Last Updated: June 4, 2019

 by Patrick O’Connor

Directions North America was originally established to bring together Dynamics NAV partners in the SMB market as a way to network and learn new skills to enhance their business via classes and workshops. 15 years later, the landscape of accounting software has evolved, with many organizations pushing for software solutions that can help them do business more efficiently, from anywhere, utilizing cloud computing. With the April 2018 release of Dynamics 365 Business Central, Microsoft believes they have found the answer for those organizations.

Business Central is a web-based (cloud) ERP system which Microsoft sees as the eventual successor to their on-premise Dynamics products NAV, SL and GP.  Many in the Dynamics GP and SL communities see this as an ambitious goal, considering the many differences between the three Dynamics products – and these concerns are not entirely without merit. Early adopters have encountered challenges in migrating from GP or SL to Business Central due to the software originally being built with NAV building blocks, and its relatively limited knowledgebase was only released last year in 2018.  However, what Microsoft Directions North America 2019 demonstrated most effectively in Las Vegas was that Microsoft is committed to continuous improvement of the product, and incorporating best practices familiar to GP and SL users while adding functionality previously unavailable to them.

Directions North America’s focus on Business Central attracted its largest crowd since the event’s inception with 925 attendees. The highlight of the opening session was Microsoft’s Toby Bowers and Mike Ehrenberg revealing the roadmap for Business Central, which included an aggressive schedule of releases. Major releases to Business Central will be rolled out in both April and October of each year, with smaller updates and improvements released monthly.

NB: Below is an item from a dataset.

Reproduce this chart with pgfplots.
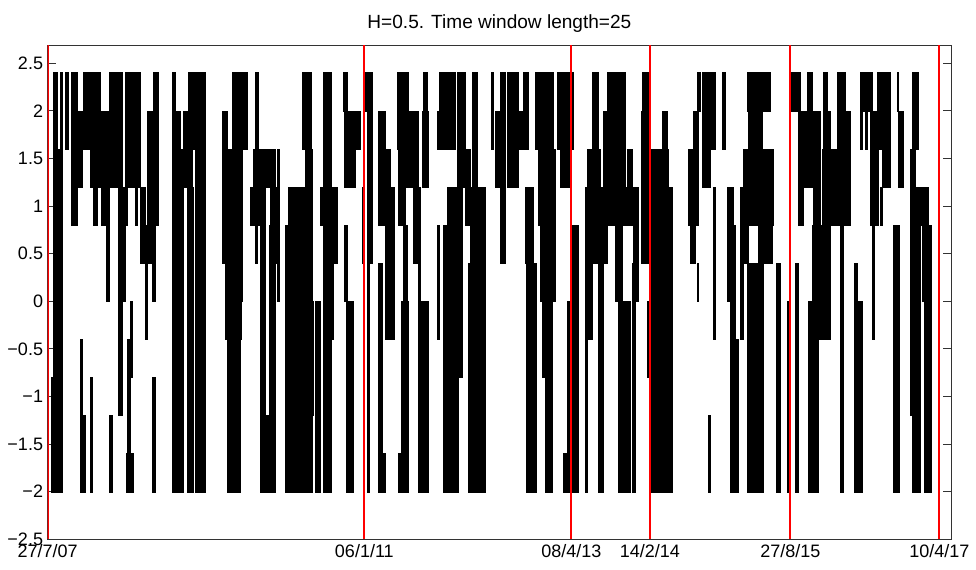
\documentclass[border=0pt]{standalone}
\usepackage{pgfplots}
\usepackage{pgfplotstable}
\pgfplotsset{compat=1.18}
\usepackage{fontspec}
\setmainfont{Liberation Sans}

% Each row: a black region covered by the series (x from x1 to x2, values lo..hi)
\pgfplotstableread{
x1 x2 lo hi
51 55.5 -2 -0.8
53 57 -2 2.4
56.5 62.5 -2 1.6
60 62.5 1.6 2.4
65.5 68.5 1.6 2.4
71.5 77 0.8 2.4
77 82.5 1.2 2
80 82.5 -2 -0.4
82.5 85.5 -2 -1.2
83 90 1.6 2.4
90 100 1.2 2.4
90 92.5 -2 -0.8
93.3 96.7 0.8 1.2
100 109 1.2 2
101.5 106.5 0.8 1.2
106.5 109 0 1.2
109 111.7 -2 -1.2
109 117.7 1.2 2.4
117.7 121.7 -1.2 2.4
121.7 125 0 1.2
125 127.3 0.8 2.4
126 133.3 -2 -1.6
127.3 130 -1.6 -0.4
127.3 140 1.2 2.4
130 132.3 -0.8 0
135 137.3 0.8 1.2
140 145 0.4 1.2
145 147.3 -0.4 0.8
146.7 151.7 0.4 2
151.7 155 0 0.8
151.7 155 -2 -0.8
153 158.3 0.8 2.4
171.7 183.3 -2 1.2
172.3 175 1.2 2.4
175 183.3 1.2 1.6
176 180 1.6 2
183.3 186.7 1.2 2
186.7 193 -2 1.2
187.7 205 1.6 2.4
188 191.7 1.2 1.6
195 205 -2 1.6
221.7 226.7 0.4 2
225 241 -0.4 0.4
226.7 240 -2 -0.4
226.7 232.3 0.4 1.6
232.3 242.3 0 2.4
243.3 246.7 1.6 2.4
250 265 0.8 1.2
253.3 275 1.2 1.6
255 258.3 1.6 2.4
255 256.7 0.4 0.8
260 265 -2 0.8
265 269.3 -2 -1.2
269.3 275 -2 0.8
270 279.3 0.4 1.2
270 274 -2 0.4
272.7 274 1.2 1.6
277.3 279.3 0 1.6
285 288.3 -2 0.8
288.3 311.7 -2 1.2
302.3 310.7 1.6 2.4
305 311.7 1.2 1.6
311.7 313.3 -1.2 0
315 320 -2 0
320 322.7 0.8 1.2
322.7 331 -2 2.4
331 336.7 0.4 1.2
331 333.3 -0.4 0.4
342.7 346.7 2 2.4
344 350 1.2 2
345 360 1.6 2
348.3 355 1.2 1.6
344 346.7 0 0.8
346 352.7 -2 0
361.7 364 0.4 1.2
365 371.7 2 2.4
366.7 371.7 0.4 2
366.7 369.3 -2 0.4
378.3 385 0.8 2
385 390 -0.4 1.6
378.3 381.7 -2 0.4
381.7 385 -2 -1.6
388.3 394.3 -0.4 1.2
396.7 408.3 1.6 2.4
398.3 405 0.8 1.6
403.3 406.7 -2 0.8
398.3 401.7 -2 -1.6
401 407.7 -2 0
405 418.3 1.2 2
413.3 418.3 0.4 1.2
418.3 428.3 -2 0
418.3 420 0 1.2
423.3 427.3 1.6 2.4
421.7 428.3 1.2 2
436.7 443.3 1.6 2
436.7 439 -0.4 0.8
439 455 1.6 2.4
443.3 458.3 -2 0.8
446.7 461.7 -0.8 1.2
457 465 1.2 2.4
465 470 0.8 1.6
470 485 0.4 1.2
468.3 485 -2 0.4
471.7 476.7 1.2 2.4
491 493.3 1.6 2.4
495 500 1.2 2
500 505 0.4 2.4
506.7 518.3 1.2 2.4
518.3 521.7 1.6 2
523.3 528.3 1.6 2.4
525 533.3 0.4 1.2
526 536 -2 0.4
535 553.3 1.6 2.4
538.3 555 0.8 1.6
540 555 0 0.8
541.7 551.7 -0.8 0
545 551.7 -2 -0.8
556.7 573.3 1.6 2.4
560 570 1.2 1.6
571.7 578.3 -2 0.8
566.7 571.7 -2 0
563.3 571.7 -2 -1.6
585 591.7 -0.4 1.2
585 587.3 -2 -0.4
587.3 600 1.2 1.6
591.7 598.3 1.6 2.4
591.7 606.7 0.4 1.2
598.3 603.3 -2 0.4
603.3 610 1.2 2
606.7 620 0.8 2.4
615 620 0 0.8
615 625 1.2 2.4
615 621.7 0 1.2
618.3 630 -2 0
620 630 0.8 1.2
626.7 631.7 0.8 1.6
631.7 635 -2 0.4
633.3 638.3 0 1.2
641.7 648.3 2 2.4
640.7 648.3 0.4 2
646.7 651.7 -0.8 0
650 671.7 -2 1.2
648.3 668.3 1.2 1.6
661.7 666.7 1.6 2
688.3 698.3 0.8 1.6
690 695 0.4 0.8
693 698.3 1.6 2
696.7 700 2 2.4
696.7 698.3 0 0.4
701.7 715 1.6 2.4
701.7 710 1.2 1.6
713.3 715 -0.4 1.2
707.7 710 -2 -1.2
721.7 725 1.6 2.4
726.7 731.7 0 1.2
730 735 -2 0.8
730 733.3 -0.4 1.2
731.7 738.3 -2 -0.4
740 743.3 -0.4 1.2
740 748.3 0.4 1.2
743.3 748.3 1.2 1.6
746.7 770 2 2.4
748.3 761.7 0.8 2
761.7 773.3 0.8 1.6
758 771.7 0.4 0.8
746.7 763.3 -2 0.4
776 780 -2 0.4
786.7 790 -2 0
789.3 800 2 2.4
795 798.3 -2 0.4
798.3 803.3 0.8 2
803.3 811.7 1.2 2
806.7 811.7 2 2.4
808.3 818.3 -2 0
811.7 830 -0.4 0.8
813.3 820 0.8 2
823.3 826.7 1.6 2.4
821.7 830 0.4 1.6
828 830 1.6 2
836.7 845 1.2 2.4
830 850 0.8 1.6
840 843.3 -2 0.8
845 850 0.8 2
854.3 856.7 -2 0.4
856.7 862.3 -2 0
860 871.7 2 2.4
860 862 1.6 2
865 867 1.6 2
870 878.3 0.8 2
871.7 874.3 -0.4 0.8
876.7 890 1.6 2.4
881.7 890 1.2 1.6
880 882.3 0.8 1.2
896.7 898.3 2 2.4
898.3 903.3 1.2 2
893.3 899 -2 0.8
911.7 918.3 1.6 2.4
910 915 1.2 1.6
910 928.3 0.8 1.2
910 920 -1.2 0.8
911.7 920 -2 -1.2
921.7 931 0 0.8
924.3 931 -2 0
}\blocks

\begin{document}
\begin{tikzpicture}
\begin{axis}[
  at={(0pt,0pt)}, anchor=south west,
  scale only axis, width=677.5pt, height=370.7pt,
  xmin=47.7, xmax=951, ymin=-2.5, ymax=2.69,
  xtick={47.7,364.3,571.3,649.8,790.4,939.3},
  xticklabels={27/7/07,06/1/11,08/4/13,14/2/14,27/8/15,10/4/17},
  ytick={-2.5,-2,-1.5,-1,-0.5,0,0.5,1,1.5,2,2.5},
  yticklabels={−2.5,−2,−1.5,−1,−0.5,0,0.5,1,1.5,2,2.5},
  tick pos=both, tick align=inside,
  major tick length=6pt,
  axis line style={line width=0.75pt, black!80},
  every tick/.style={black!80, line width=0.6pt},
  tick label style={font=\fontsize{13.5}{15}\selectfont},
  title={H=0.5. Time window length=25},
  title style={font=\fontsize{14.3}{16}\selectfont},
]
\pgfplotstablegetrowsof{\blocks}
\pgfmathtruncatemacro\lastrow{\pgfplotsretval-1}
\pgfplotsforeachungrouped \rowi in {0,...,\lastrow}{%
  \pgfplotstablegetelem{\rowi}{x1}\of\blocks\let\xa\pgfplotsretval
  \pgfplotstablegetelem{\rowi}{x2}\of\blocks\let\xb\pgfplotsretval
  \pgfplotstablegetelem{\rowi}{lo}\of\blocks\let\ya\pgfplotsretval
  \pgfplotstablegetelem{\rowi}{hi}\of\blocks\let\yb\pgfplotsretval
  \edef\temp{\noexpand\addplot[fill=black, draw=black, line width=0.3pt, forget plot] coordinates {(\xa,\ya) (\xb,\ya) (\xb,\yb) (\xa,\yb)} -- cycle;}%
  \temp
}
\addplot[red, line width=1.5pt, forget plot] coordinates {(47.7,-2.5) (47.7,2.69)};
\addplot[red, line width=1.5pt, forget plot] coordinates {(364.3,-2.5) (364.3,2.69)};
\addplot[red, line width=1.5pt, forget plot] coordinates {(571.3,-2.5) (571.3,2.69)};
\addplot[red, line width=1.5pt, forget plot] coordinates {(649.8,-2.5) (649.8,2.69)};
\addplot[red, line width=1.5pt, forget plot] coordinates {(790.4,-2.5) (790.4,2.69)};
\addplot[red, line width=1.5pt, forget plot] coordinates {(939.0,-2.5) (939.0,2.69)};
\end{axis}
\pgfresetboundingbox
\path[use as bounding box] (-35.8pt,-23.0pt) rectangle (696.2pt,404.5pt);
\end{tikzpicture}
\end{document}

Following the General session, attendees dispersed to one of 10 available breakout sessions that included a mix of townhalls, workshops, and classroom environments. I chose a well-attended class titled “Administration and Lifecycle of the Business Central Tenant” presented by Senior Engineering Lead Brian Alrich and Senior Program Manager Jared Hall.  As a seasoned Senior GP Consultant who working to become more familiar with SaaS (Software as a Service) environment support, I found this session particularly informative and helpful.  Customers are excited to remove themselves from the cycle of overly involved expensive upgrade processes in exchange for the cloud’s overnight scheduled updates, but there is naturally some concern about handing that control over to Microsoft. Brian and Jared lead us through the update process which includes ample opportunity for testing prior to an update being rolled out. They put many minds at ease showing the three-month window customers and partners are given to test their extensions and third-party applications before allowing the update to affect their production environment. They concluded with a call to action regarding the need for partners to populate notification recipients so that customers are aware of upcoming updates and maintenance outages. Jared stressed the importance of keeping customers informed throughout the process.

One more highlight from the conference was the opportunity to attend a workshop on integrating data from GP to Business Central. Last year this built-in integration was limited to only bringing in master records such as a COA and Vendor/Customer list. Since then the integration has grown to include account balances and AP history. Within just 45 minutes, our instructor had led us through the process of connecting Business Central to a GP Server and importing all of the various records I just mentioned.

Making the transition from GP and SL easier was a heavy theme this year. I came into the conference concerned that data entry was tedious, but quickly I learned about the recently added Copy/Paste functionality. I heard complaints about a Payroll module not being available only to find that this was also just recently added to the solution. If a problem was noted by an attendee, the presenters either had a fix in the pipeline already or immediately wrote it down.  This is the new standard Microsoft wants to set as it invests heavily in Business Central’s future: one of commitment to continuous improvement in their effort to make the program as user-friendly as possible. Considering the pace of the improvements demonstrated at Directions 2019, Microsoft appears to be ahead of schedule.